Black Bottom Pie

Most of the recipes on this blog are here because they caught my eye in some way – they had a funny name, interesting ingredient combos, a cool twist on a classic dish. This particular recipe – for black bottom pie – is rather special to me; it leaped out from the pages of The Southern Cook Book before I ever started to blog. The recipe was set out in a dauntingly rambling manner, with vague measurements, so I know adaptation would take work and I kept putting it off. Boy am I glad I got over that…


As I mentioned in my initial post on my Pie-tober party, the thing that really drew me in to this recipe was the combination of chocolate custard and gingersnap crust. The crust, however, was also the thing that scared me off; it called for “fourteen gingersnaps” and I kept wondering whether the gingersnaps at my local market were the same size as those used fifty years ago by Mrs. Wallace Dinn of Corpus Christi, TX.

Turned out something was off with Mrs. Dinn’s gingersnap count; I wound up nearly doubling the number of cookies used in this press-in crust.

The first steps for the pie filling were less anxiety-inducing: you start out with a basic cornstarch-thickened egg-based custard.

I’ve always been a little custard-obsessed. My mom frequently made chocolate pudding from scratch when I was a kid, and I got totally hooked. It took me years, though, to figure out exactly what recipes meant when they said to cook a custard until it was thick enough to “coat the back of a wooden spoon.”

Once the custard was thickened up, things got easy again; I divided the custard in two portsions and mixed chocolate into one. The chocolate melted easily from the heat of the custard, and I poured it into my pie shell. Thus, we have a black bottom for black bottom pie.

I put the first layer of custard into the fridge to set…and then things got weird and vintage-y. In hunting around the internet to find how common gingersnap crusts were on black bottom pie (answer: not very, unless the recipe is seriously old school), I found that many cooks fold whipped cream into their vanilla custard to give it loft. Not so with really old recipes like Mrs. Dinn’s; they call for whipped egg whites instead of cream, because they were less shy about serving raw whites. This recipe also uses gelatin to stabilize the meringue-based custard – it totally worked.

I might be posting a tweaked version of this recipe soon, but for now, here’s the original.

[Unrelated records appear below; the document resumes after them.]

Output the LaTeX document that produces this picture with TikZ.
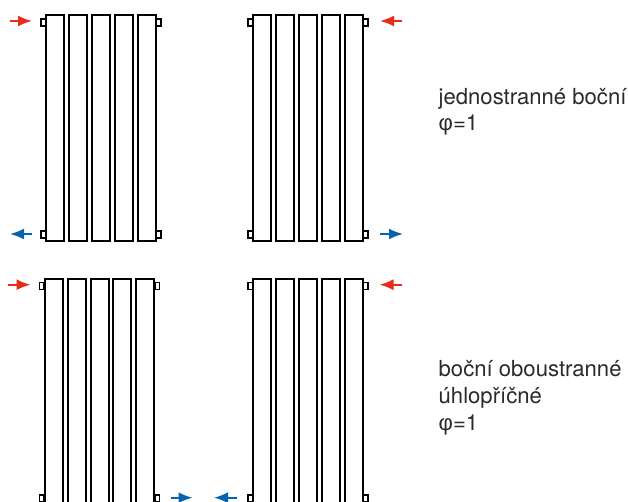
\documentclass[tikz,border=0pt]{standalone}
\usepackage{fontspec}
\setmainfont{TeX Gyre Heros}
\newfontfamily\greekfont{Liberation Sans}
\usetikzlibrary{arrows.meta}
\definecolor{hotred}{RGB}{230,45,25}
\definecolor{coldblue}{RGB}{5,100,175}
\definecolor{txt}{RGB}{45,41,42}
\tikzset{
  x=1pt,y=-1pt,
  sect/.style={draw=black,line width=2pt,fill=white},
  stub/.style={draw=black,line width=1.5pt,fill=white},
  flow/.style={line width=1.8pt,-{Latex[length=14pt,width=11pt]}},
  hot/.style={flow,draw=hotred,fill=hotred},
  cold/.style={flow,draw=coldblue,fill=coldblue},
  lbl/.style={anchor=base west,inner sep=0pt,text=txt,font=\fontsize{22.1}{26}\selectfont},
}
\newcommand{\radiator}[4]{% x, top, bottom, stub top of lower pair
  \draw[stub] (#1-4.2,#2+4.3) rectangle (#1+0.5,#2+11.3);
  \draw[stub] (#1+111.2,#2+4.3) rectangle (#1+116,#2+11.3);
  \draw[stub] (#1-4.2,#4+0.3) rectangle (#1+0.5,#4+7.3);
  \draw[stub] (#1+111.2,#4+0.3) rectangle (#1+116,#4+7.3);
  \foreach \i in {0,...,4}
    \draw[sect] (#1+\i*22.9+1,#2+1) rectangle (#1+\i*22.9+19,#3-1);
}
\begin{document}
\begin{tikzpicture}
\useasboundingbox (0,0) rectangle (628,502);
\clip (0,0) rectangle (628,502);
\radiator{45}{14.5}{242}{230.7}
\radiator{252}{14.5}{242}{230.7}
\radiator{43.7}{278.3}{520}{494.5}
\radiator{252.2}{278.3}{520}{494.5}
\coordinate (a1s) at (9.5,21);   \coordinate (a1e) at (32,21);
\coordinate (a2s) at (32,234);   \coordinate (a2e) at (10,234);
\coordinate (a3s) at (380,234);  \coordinate (a3e) at (403,234);
\coordinate (a4s) at (402,21);   \coordinate (a4e) at (380,21);
\coordinate (a5s) at (8,284.7);  \coordinate (a5e) at (30.5,284.7);
\coordinate (a6s) at (402,284.7);\coordinate (a6e) at (379.5,284.7);
\coordinate (a7s) at (170.5,497.7);\coordinate (a7e) at (192.5,497.7);
\coordinate (a8s) at (237,497.7);\coordinate (a8e) at (214,497.7);
\draw[hot] (a1s) -- (a1e);
\draw[cold] (a2s) -- (a2e);
\draw[cold] (a3s) -- (a3e);
\draw[hot] (a4s) -- (a4e);
\draw[hot] (a5s) -- (a5e);
\draw[hot] (a6s) -- (a6e);
\draw[cold] (a7s) -- (a7e);
\draw[cold] (a8s) -- (a8e);
\node[lbl] (t1) at (438.5,105) {jednostranné boční};
\node[lbl] (t2) at (438.5,131) {{\greekfont φ}=1};
\node[lbl] (t3) at (438.5,376) {boční oboustranné};
\node[lbl] (t4) at (438.5,403) {úhlopříčné};
\node[lbl] (t5) at (438.5,430) {{\greekfont φ}=1};
\end{tikzpicture}
\end{document}
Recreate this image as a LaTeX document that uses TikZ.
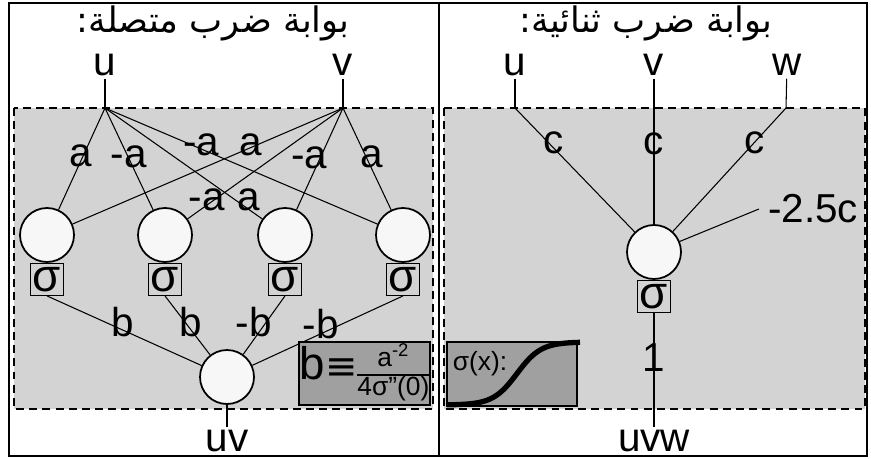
\documentclass[tikz,border=0pt]{standalone}
\usepackage{fontspec}
\setmainfont{Liberation Sans}
\newfontfamily\arabicfont[Script=Arabic]{DejaVu Sans}
\newfontfamily\symfont{DejaVu Sans}
\TeXXeTstate=1
\usetikzlibrary{positioning}
\definecolor{panelgray}{HTML}{D3D3D3}
\definecolor{boxgray}{HTML}{A0A0A0}
\definecolor{cellwhite}{HTML}{F7F7F7}
\tikzset{
	neuron/.style = {draw, circle, fill = cellwhite, minimum size = 1.08cm, inner sep = 0mm, line width = 1pt},
	sigbox/.style = {draw, rectangle, minimum width = 0.66cm, minimum height = 0.64cm, inner sep = 0mm, line width = 0.6pt, font = \fontsize{26}{26}\selectfont},
	var/.style = {font = \fontsize{23}{25}\selectfont, inner sep = 1.5pt},
	weight/.style = {font = \fontsize{23}{25}\selectfont, inner sep = 0mm},
	wire/.style = {line width = 0.6pt},
	heading/.style = {font = \arabicfont\fontsize{20}{23}\selectfont},
	region/.style = {draw, dashed, dash pattern = on 4.5pt off 3pt, fill = panelgray, line width = 1.1pt},
	greybox/.style = {draw, fill = boxgray, line width = 1pt, inner sep = 0mm}
}

\begin{document}
\begin{tikzpicture}[x = 0.02cm, y = -0.02cm]
	\useasboundingbox (0,0) rectangle (871,459);
	% frame and shaded areas
	\draw [line width = 0.9pt] (9,3) rectangle (867,456);
	\draw [line width = 0.9pt] (439,3) -- (439,456);
	\draw [region] (14,108) rectangle (433,409);
	\draw [region] (444,108) rectangle (865,409);

	\node [heading] (t1) at (213,23) {\beginR بوابة ضرب متصلة:\endR};
	\node [heading] (t2) at (646,23) {\beginR بوابة ضرب ثنائية:\endR};

	% continuous gate
	\node [var] (u) at (105,65) {u};
	\node [var] (v) at (343,65) {v};
	\coordinate (uf) at (105,108);
	\coordinate (vf) at (343,108);
	\draw [wire] (u) -- (uf);
	\draw [wire] (v) -- (vf);

	\foreach\i/\x in {1/47,2/165,3/285,4/403}{
		\node [neuron] (h\i) at (\x,235) {};
		\node [sigbox, below = 0mm of h\i] (s\i) {σ};
	}

	\foreach\src/\dst/\w/\p/\dx in {uf/h1/a/.467/-.06cm, uf/h2/-a/.475/.02cm, uf/h3/a/.832/.26cm, uf/h4/-a/.317/.2cm,
		vf/h1/a/.317/-.14cm, vf/h2/-a/.833/-.14cm, vf/h3/-a/.486/-.22cm, vf/h4/a/.475/.12cm}{
		\draw [wire] (\src) -- (\dst) node [weight, pos = \p, xshift = \dx] (l\src\dst) {\w};
	}

	\node [neuron] (o) at (227,377) {};
	\node [var] (uv) at (227,441) {uv};
	\draw [wire] (o) -- (uv);
	\foreach\i/\w/\p/\dx/\dy in {1/b/.487/0cm/.16cm, 2/b/.44/.12cm/0cm, 3/-b/.445/-.25cm/0cm, 4/-b/.546/0cm/.2cm}{
		\draw [wire] (s\i.south) -- (o) node [weight, pos = \p, xshift = \dx, yshift = \dy] (lb\i) {\w};
	}

	\node [greybox, minimum width = 2.62cm, minimum height = 1.26cm] (bdef) at (364.5,373.5)
		{{\fontsize{26}{26}\selectfont b}{\symfont\fontsize{22}{22}\selectfont ≡}\fontsize{15}{15}\selectfont\setlength{\arrayrulewidth}{1.1pt}\begin{tabular}{@{}c@{}}a\textsuperscript{-2}\\\hline 4σ”(0)\end{tabular}};

	% binary gate
	\node [greybox, minimum width = 2.6cm, minimum height = 1.28cm] (sg) at (512,374) {};
	\node [font = \fontsize{15}{15}\selectfont, inner sep = 0mm] (sgx) at (480,364) {σ(x):};
	\draw [line width = 3pt] plot [domain = 447:580, samples = 60] (\x, {405 - 63/(1 + exp(-(\x - 517)/12))});

	\node [var] (u2) at (515,65) {u};
	\node [var] (v2) at (654,65) {v};
	\node [var] (w2) at (787,65) {w};
	\coordinate (uf2) at (515,108);
	\coordinate (wf2) at (786,108);
	\draw [wire] (u2) -- (uf2);
	\draw [wire] (w2) -- (wf2);

	\node [neuron] (n) at (654,252) {};
	\node [sigbox, below = 0mm of n] (sn) {σ};
	\node [var] (uvw) at (654,441) {uvw};
	\node [weight, inner sep = 5pt] (k) at (813,209) {-2.5c};

	\draw [wire] (uf2) -- (n) node [weight, pos = .28, xshift = .1cm] (lc1) {c};
	\draw [wire] (v2) -- (n) node [weight, pos = .45] (lc2) {c};
	\draw [wire] (wf2) -- (n) node [weight, pos = .281] (lc3) {c};
	\draw [wire] (n) -- (k.west);
	\draw [wire] (sn) -- (uvw) node [weight, pos = .39] (lone) {1};
\end{tikzpicture}
\end{document}
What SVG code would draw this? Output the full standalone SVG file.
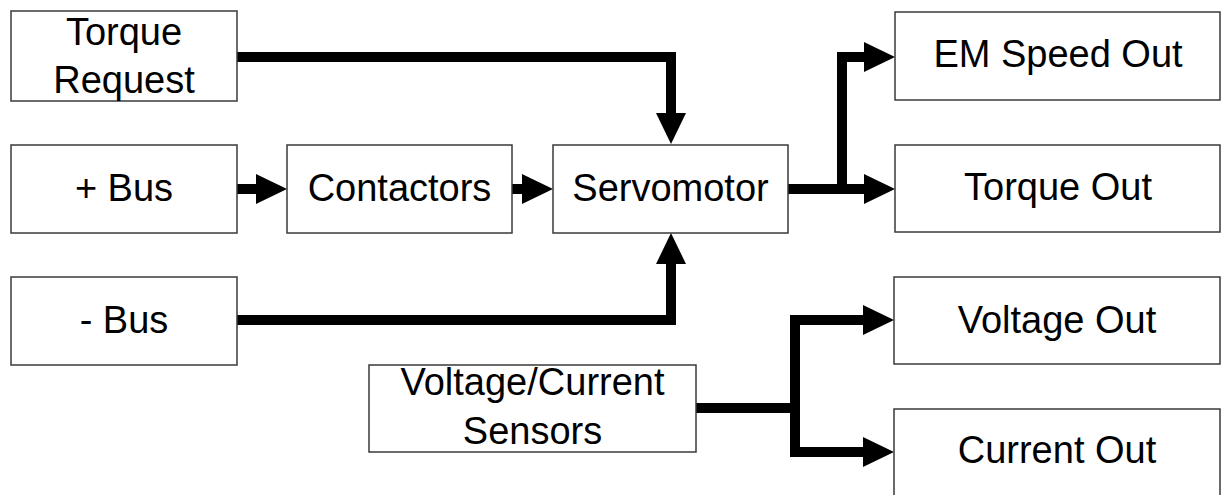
<svg xmlns="http://www.w3.org/2000/svg" width="1222" height="495" viewBox="0 0 1222 495">
  <style>
    .box { fill: #ffffff; stroke: #3a3a3a; stroke-width: 1.5; }
    .lbl { font-family: "Liberation Sans", Arial, sans-serif; font-size: 38px; fill: #000; text-anchor: middle; }
    .wire { fill: none; stroke: #000; stroke-width: 10; stroke-linejoin: miter; stroke-linecap: butt; }
  </style>
  <defs>
    <marker id="head" markerUnits="userSpaceOnUse" markerWidth="31" markerHeight="30" refX="0" refY="15" orient="auto" overflow="visible">
      <path d="M0,0 L31,15 L0,30 Z" fill="#000"/>
    </marker>
  </defs>
  <rect width="1222" height="495" fill="#ffffff"/>

  <g id="connectors">
    <path class="wire" d="M237,57 H671 V113" marker-end="url(#head)"/>
    <path class="wire" d="M237,189 H256" marker-end="url(#head)"/>
    <path class="wire" d="M512,189 H522" marker-end="url(#head)"/>
    <path class="wire" d="M237,320 H671 V264" marker-end="url(#head)"/>
    <path class="wire" d="M788,189 H864" marker-end="url(#head)"/>
    <path class="wire" d="M842,189 V57 H864" marker-end="url(#head)"/>
    <path class="wire" d="M696,408 H795 V320 H863" marker-end="url(#head)"/>
    <path class="wire" d="M795,408 V452 H863" marker-end="url(#head)"/>
  </g>

  <g id="torque-request">
    <rect class="box" x="11" y="11" width="226" height="90"/>
    <text class="lbl" x="124" y="45">Torque</text>
    <text class="lbl" x="124" y="93">Request</text>
  </g>
  <g id="plus-bus">
    <rect class="box" x="11" y="145" width="226" height="88"/>
    <text class="lbl" x="124" y="201">+ Bus</text>
  </g>
  <g id="minus-bus">
    <rect class="box" x="11" y="277" width="226" height="88"/>
    <text class="lbl" x="124" y="333">- Bus</text>
  </g>
  <g id="contactors">
    <rect class="box" x="287" y="145" width="225" height="88"/>
    <text class="lbl" x="399.5" y="201">Contactors</text>
  </g>
  <g id="servomotor">
    <rect class="box" x="553" y="145" width="235" height="88"/>
    <text class="lbl" x="670.5" y="201">Servomotor</text>
  </g>
  <g id="sensors">
    <rect class="box" x="369" y="365" width="327" height="87"/>
    <text class="lbl" x="532.5" y="395">Voltage/Current</text>
    <text class="lbl" x="532.5" y="444">Sensors</text>
  </g>
  <g id="em-speed-out">
    <rect class="box" x="895" y="12" width="325" height="88"/>
    <text class="lbl" x="1058" y="67">EM Speed Out</text>
  </g>
  <g id="torque-out">
    <rect class="box" x="895" y="145" width="325" height="87"/>
    <text class="lbl" x="1058" y="200">Torque Out</text>
  </g>
  <g id="voltage-out">
    <rect class="box" x="894" y="277" width="326" height="87"/>
    <text class="lbl" x="1057" y="333">Voltage Out</text>
  </g>
  <g id="current-out">
    <rect class="box" x="894" y="409" width="326" height="100"/>
    <text class="lbl" x="1057" y="463">Current Out</text>
  </g>
</svg>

Black Bottom Pie (Makes one 9-inch pie)
25 gingersnaps, crushed to crumbs
5 tbsp. butter, melted
1 1/2 tbsp. cornstarch
1/2 c. granulated sugar
4 large eggs, separated
2 c. whole milk
1 1/2 oz. semi-sweet chocolate
2 tsp. bourbon
1/2 tsp. cream of tartar
1/4 c. confectioner’s sugar
1 tsp. unflavored gelatin
Whipped cream

1. Preheat the oven to 350 degrees. Mix the crushed gingersnaps with the butter and pat the mixture evenly into a pie pan. Bake for 15 minutes and set aside to cool while making custard.
2. Scald the milk. Whisk the cornstarch, egg yolks, and sugar in the top part of a double boiler. Gradually whisk in the scalded milk, and cook for 20 minutes. Stir frequently at the beginning, and stir constantly as the custard begins to thicken, to keep the eggs from cooking on the bottom of the pan.
3. Remove 1 cup of the custard and add the chocolate while the custard is still hot. Add 1 teaspoon bourbon and blend completely; pour the chocolate custard into the crust and refrigerate for 30 minutes.
4. Mix the egg whites with the cream of tartar and beat until soft peaks begin to form. Beat in the confectioner’s sugar and continue to mix until the eggs form stiff, shiny peaks.
5. Dissolve the gelatin in 4 tablespoons cold water and mix, along with 1 teaspoon bourbon, into the reserved vanilla custard. Fold the egg whites in, pour this layer on top of the chocolate one, and refrigerate until set.
6. Top with whipped cream and shaved chocolate before serving.